Algemeen directeur Hans Nijland zegt dat de winterse transferperiode best hectisch was bij FC Groningen, vooral begin januari. “Er was concrete belangstelling vanuit China voor onze topscorer Michael de Leeuw en ook rond de steunpilaren Tjaronn Chery en Eric Botteghin was het ‘onrustig’. Hoewel wij direct en indirect diverse biedingen hebben gehad, zijn wij nergens op ingegaan.

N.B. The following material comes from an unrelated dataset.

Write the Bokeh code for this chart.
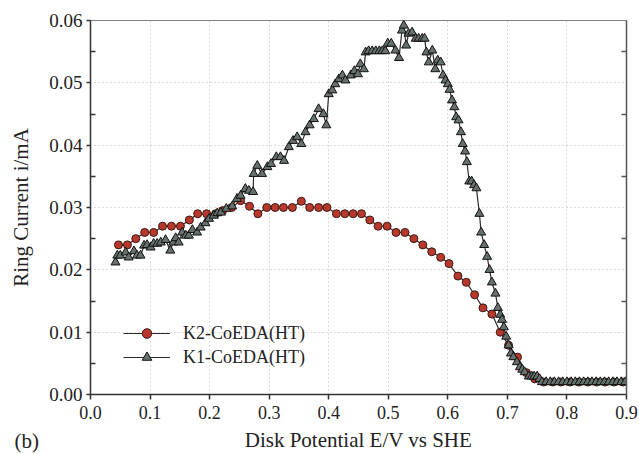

Er was ons veel aan gelegen de huidige spelersgroep intact te laten, dat hebben wij steeds gepredikt”, aldus Nijland.
Op de clubwebsite zegt de directeur dat hij constateert, dat FC Groningen de transferweken goed is doorgekomen. Er gingen geen belangrijke jongens weg en Rusnák en Tibbling doen het vooralsnog juist prima. Helemaal gerust is Nijland er echter nog niet op. In Rusland, Qatar en China is het transferwindow deze maand nog geopend. Niets wijst er op dit moment op dat de zaken nog anders worden, maar in al die jaren hebben we één ding wel geleerd; zeg nooit ‘nooit’ in de voetballerij, want daarin vinden de meest verrassende en onverwachte ontwikkelingen plaats. Gewild en ongewild.”